Re: Last Call: draft-nottingham-http-link-header (Web Linking) to Proposed Standard

On Mon, Aug 31, 2009 at 8:59 AM, Noah Slater <nslater@tumbolia.org> wrote:

> On Mon, Aug 31, 2009 at 08:39:30AM +0200, Sam Johnston wrote:
> > That's an interesting idea - expanding on it:
> >
> > Link: <http://example.com>; rel="ancestor"; gen[eration]="1"
>
> Not sure if you intentionally changed it to "ancestor" here, but I
> certainly
> wouldn't want to start mint a new relationship name when "up" already has
> some
> modest use in the wild.
>

Existing use equates "up" with "parent" does it not?

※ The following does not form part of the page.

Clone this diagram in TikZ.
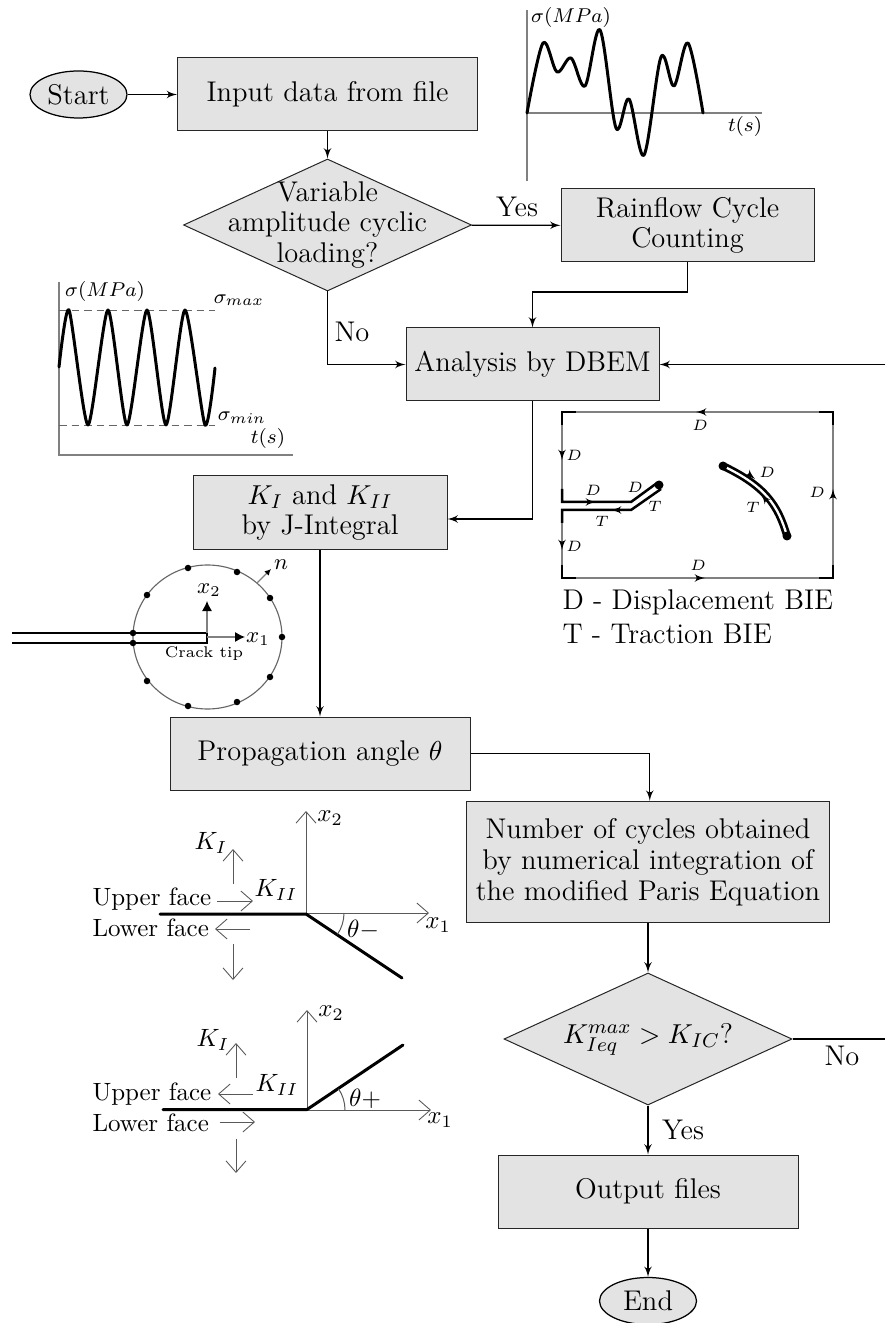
\documentclass[tikz,border=0pt]{standalone}
\usepackage{amsmath}
\usetikzlibrary{arrows,arrows.meta,shapes.geometric}
\newcommand{\flowsize}{\fontsize{11.4}{13.8}\selectfont}
\newcommand{\facesize}{\fontsize{10.4}{12.5}\selectfont}
\newcommand{\biesize}{\fontsize{6.2}{7.5}\selectfont}

\begin{document}
\begin{tikzpicture}[x=0.4pt,y=-0.4pt]
\tikzset{block/.style = {shape=rectangle,draw=black!85,fill=black!11,font=\flowsize,align=center,inner sep=0pt}}
\tikzset{terminal/.style = {shape=ellipse,draw=black,line width=0.5pt,fill=black!11,font=\flowsize,inner sep=0pt,minimum width=38.8pt,minimum height=18.8pt}}
\tikzset{decision/.style = {shape=diamond,draw=black!85,fill=black!11,font=\flowsize,align=center,aspect=2.17,inner sep=-7pt,minimum width=115.2pt,minimum height=52.8pt}}
\tikzset{edge/.style = {->,> = latex',line width=0.45pt}}
\tikzset{axis/.style = {draw=black!50,line width=0.45pt}}
\tikzset{openarrow/.style = {-{Straight Barb[length=4.6pt,width=8pt,line width=0.35pt]},draw=black!65,line width=0.4pt}}
\tikzset{curve/.style = {line width=1.2pt,line cap=round,line join=round}}
\tikzset{crack/.style = {line width=1.1pt}}
\tikzset{corner/.style = {line width=1pt}}
\tikzset{bdry/.style = {draw=black!50,line width=0.45pt}}
\tikzset{tick/.style = {->,> = latex',line width=0.45pt}}
\tikzset{gauss/.style = {shape=circle,fill=black,inner sep=0pt,minimum size=2.6pt}}
\tikzset{bie/.style = {font=\biesize,inner sep=0pt}}
\tikzset{lab/.style = {inner sep=0pt}}

\useasboundingbox (0,0) rectangle (885,1323);

% flowchart

\node[terminal] (start) at (78.5,94.5) {Start};
\node[block,minimum width=120pt,minimum height=29.2pt] (input) at (327.5,94.5) {Input data from file};
\node[decision] (loading) at (327.5,225) {Variable\\[-1.6pt]amplitude cyclic\\[-1.6pt]loading?};
\node[block,minimum width=101.2pt,minimum height=29.2pt] (rainflow) at (687.5,225.5) {Rainflow Cycle\\[-1.6pt]Counting};
\node[block,minimum width=101.2pt,minimum height=29.2pt] (analysis) at (532.5,364.5) {Analysis by DBEM};
\node[block,minimum width=101.6pt,minimum height=29.2pt] (sif) at (320,512.5) {$K_I$ and $K_{II}$\\[-1.6pt]by J-Integral};
\node[block,minimum width=120pt,minimum height=29.2pt] (angle) at (320,753.5) {Propagation angle $\theta$};
\node[block,minimum width=145.2pt,minimum height=48.6pt] (cycles) at (648,862) {Number of cycles obtained\\[-1.3pt]by numerical integration of\\[-1.3pt]the modified Paris Equation};
\node[decision] (check) at (648,1039) {$K_{Ieq}^{max} > K_{IC}$?};
\node[block,minimum width=120pt,minimum height=29.2pt] (output) at (648,1191.5) {Output files};
\node[terminal] (end) at (648,1301) {End};

\coordinate (bendr) at (687.5,292);
\coordinate (loopin) at (885,364.5);
\coordinate (loopout) at (885,1039);

\node[lab,font=\flowsize] (yes1) at (517,207) {Yes};
\node[lab,font=\flowsize] (no1) at (352,332) {No};
\node[lab,font=\flowsize] (no2) at (842,1056) {No};
\node[lab,font=\flowsize] (yes2) at (683,1130) {Yes};

% edges

\draw[edge] (start) to (input);
\draw[edge] (input) to (loading);
\draw[edge] (loading) to (rainflow);
\draw[edge] (rainflow.south) -- (bendr) -| (analysis.north);
\draw[edge] (loading.south) |- (analysis.west);
\draw[edge] (loopin) to (analysis.east);
\draw[edge] (analysis.south) |- ([yshift=-2.6pt]sif.east);
\draw[edge] (sif.south) to (angle.north);
\draw[edge] (angle.east) -| ([xshift=0.7pt]cycles.north);
\draw[edge] (cycles.south) to (check.north);
\draw[edge] (check.south) to (output.north);
\draw[edge] (output.south) to (end.north);
\draw[line width=0.45pt] (check.east) to (loopout);

% variable loading

\draw[axis] (527,10) -- (527,181);
\draw[axis] (527,113) -- (762,113);
\draw[curve] plot[smooth,tension=0.55] coordinates {(527,113) (543,43) (557,72) (571,58) (585,86) (600,30) (616,128) (629,99) (644,155) (661,57) (674,86) (688,43) (703,113)};
\node[lab,font=\footnotesize] (sigvar) at (571,18) {$\sigma(MPa)$};
\node[lab,font=\footnotesize] (tvar) at (745,127) {$t(s)$};

% constant loading

\draw[axis] (59,282) -- (59,455) -- (293,455);
\draw[densely dashed,draw=black!60,line width=0.35pt] (59,310) -- (215,310);
\draw[densely dashed,draw=black!60,line width=0.35pt] (59,425) -- (215,425);
\draw[curve] plot[smooth,tension=0.4] coordinates {(59,367) (69,310) (88,425) (108,310) (127,425) (147,310) (166,425) (185,310) (205,425) (215,368)};
\node[lab,font=\footnotesize] (sigcon) at (105,292) {$\sigma(MPa)$};
\node[lab,font=\footnotesize] (sigmax) at (239,300) {$\sigma_{max}$};
\node[lab,font=\footnotesize] (sigmin) at (242,418) {$\sigma_{min}$};
\node[lab,font=\footnotesize] (tcon) at (268,439) {$t(s)$};

% BIE domain

\draw[bdry] (562,502) -- (562,412) -- (833,412) -- (833,578) -- (562,578) -- (562,510);
\draw[corner] (562,425) -- (562,412) -- (576,412);
\draw[corner] (819,412) -- (833,412) -- (833,425);
\draw[corner] (833,565) -- (833,578) -- (819,578);
\draw[corner] (576,578) -- (562,578) -- (562,565);
\draw[corner] (562,489) -- (562,502) -- (631,502) -- (657,483);
\draw[corner] (562,523) -- (562,510) -- (631,510) -- (661,489);
\node[gauss,minimum size=3.6pt] (tipa) at (659,485) {};
\draw[crack,double,double distance=0.9pt] (723,466) .. controls (765,486) and (778,505) .. (787,536);
\node[gauss,minimum size=3.6pt] (tipb) at (723,466) {};
\node[gauss,minimum size=3.6pt] (tipc) at (787,536) {};

\draw[tick] (702,412) -- (696,412);
\draw[tick] (698,578) -- (705,578);
\draw[tick] (562,452) -- (562,460);
\draw[tick] (562,542) -- (562,550);
\draw[tick] (833,496) -- (833,489);
\draw[tick] (590,502) -- (596,502);
\draw[tick] (617,510) -- (611,510);
\draw[tick] (750,475) -- (755,479);
\draw[tick] (766,500) -- (761,494);

\node[bie] (d1) at (700,425) {$D$};
\node[bie] (d2) at (698,565) {$D$};
\node[bie] (d3) at (574,455) {$D$};
\node[bie] (d4) at (574,546) {$D$};
\node[bie] (d5) at (593,490) {$D$};
\node[bie] (d6) at (635,487) {$D$};
\node[bie] (d7) at (817,492) {$D$};
\node[bie] (d8) at (767,472) {$D$};
\node[bie] (t1) at (655,506) {$T$};
\node[bie] (t2) at (602,521) {$T$};
\node[bie] (t3) at (753,507) {$T$};

\node[lab,font=\flowsize,anchor=west] (legd) at (562,602) {D - Displacement BIE};
\node[lab,font=\flowsize,anchor=west] (legt) at (562,634) {T - Traction BIE};

% J-integral path

\node[shape=ellipse,draw=black!60,line width=0.45pt,inner sep=0pt,minimum width=59.6pt,minimum height=57.6pt] (path) at (207.5,637) {};
\draw[crack,line width=0.8pt] (12,633) -- (207,633) -- (207,643) -- (12,643);
\draw[axis,-{Latex[length=4pt,width=4pt,black]}] (207,637) -- (245,637);
\draw[axis,-{Latex[length=4pt,width=4pt,black]}] (207,633) -- (207,601);
\draw[axis,-{Latex[length=2.5pt,width=2.5pt,black]}] (257,583) -- (271,569);
\node[gauss] (g1) at (133,633) {};
\node[gauss] (g2) at (133,643) {};
\node[gauss] (g3) at (147,595) {};
\node[gauss] (g4) at (188,568) {};
\node[gauss] (g5) at (237,572) {};
\node[gauss] (g6) at (270,598) {};
\node[gauss] (g7) at (282,637) {};
\node[gauss] (g8) at (270,677) {};
\node[gauss] (g9) at (237,702) {};
\node[gauss] (g10) at (188,706) {};
\node[gauss] (g11) at (147,681) {};
\node[lab,font=\small] (x1) at (258,639) {$x_1$};
\node[lab,font=\small] (x2) at (209,590) {$x_2$};
\node[lab,font=\small] (nrm) at (281,565) {$n$};
\node[lab,font=\biesize] (tip) at (204,654) {Crack tip};

% negative angle

\draw[openarrow] (306,913) -- (306,811);
\draw[openarrow] (306,913) -- (429,913);
\draw[curve] (160,914) -- (306,914) -- (402,978);
\draw[draw=black!65,line width=0.4pt] (344,913) arc[start angle=0,end angle=-34,radius=15.2pt];
\draw[openarrow] (233,884) -- (233,849);
\draw[openarrow] (217,901) -- (253,901);
\draw[openarrow] (250,929) -- (215,929);
\draw[openarrow] (233,944) -- (233,980);
\node[lab,font=\facesize] (ka1) at (211,843) {$K_I$};
\node[lab,font=\facesize] (kb1) at (276,890) {$K_{II}$};
\node[lab,font=\normalsize,anchor=west] (up1) at (92,899) {Upper face};
\node[lab,font=\normalsize,anchor=west] (lo1) at (92,928) {Lower face};
\node[lab,font=\facesize] (xa1) at (438,925) {$x_1$};
\node[lab,font=\facesize] (xb1) at (330,818) {$x_2$};
\node[lab,font=\facesize] (th1) at (363,930) {$\theta-$};

% positive angle

\draw[openarrow] (307,1110) -- (307,1010);
\draw[openarrow] (307,1110) -- (431,1110);
\draw[curve] (163,1109.5) -- (307,1109.5) -- (403,1045);
\draw[draw=black!65,line width=0.4pt] (345,1110) arc[start angle=0,end angle=34,radius=15.2pt];
\draw[openarrow] (236,1078) -- (236,1043);
\draw[openarrow] (253,1094) -- (218,1094);
\draw[openarrow] (220,1122) -- (255,1122);
\draw[openarrow] (236,1139) -- (236,1173);
\node[lab,font=\facesize] (ka2) at (213,1040) {$K_I$};
\node[lab,font=\facesize] (kb2) at (277,1085) {$K_{II}$};
\node[lab,font=\normalsize,anchor=west] (up2) at (92,1094) {Upper face};
\node[lab,font=\normalsize,anchor=west] (lo2) at (92,1123) {Lower face};
\node[lab,font=\facesize] (xa2) at (440,1120) {$x_1$};
\node[lab,font=\facesize] (xb2) at (331,1013) {$x_2$};
\node[lab,font=\facesize] (th2) at (365,1099) {$\theta+$};
\end{tikzpicture}
\end{document}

> > Generation would be 1 for parents, 2 for grandparents, 3 for
> > great-grandparents etc.
> >
> > Another thing I saw before - nobody mandates that ancestry information be
> > reflected in the URL path segments so the suggestion to "reverse
> engineer"
> > ancestors from the URL fails in my mind.
>
> I wasn't suggesting some new and wonderful technique here.
>
> The "/" character has special meaning within a URI, as do "." and "..", and
> as
> much as we like to tell ourselves that URIs are opaque, folk wisdom tells
> us
> that we can usually treat them like UNIX filenames.
>
> Power users "hack" URIs to navigate, and there are browser extension that
> automate it for everyone else. My suggestion to base the depth information
> on
> parsing the URI has some grounding in current practice.
>
> Sure, you could be pedantic, and use UUIDs for all your URIs. And if you
> did, I
> guess you'd have a bit of a problem trying to represent hierarchy depth in
> your
> relations. How common is this though? And moreover, you could use the order
> of
> the relation to indicate depth.
>

The case I was thinking of was mail archives which tend to be flat (with
messages numbered sequentially), where ancestry relates to threading. Anyway
there will always be an exception - we did consider using UUIDs to identify
resources for OCCI (but abandoned it along with other restrictions, like the
ones you propose, on the URL structure).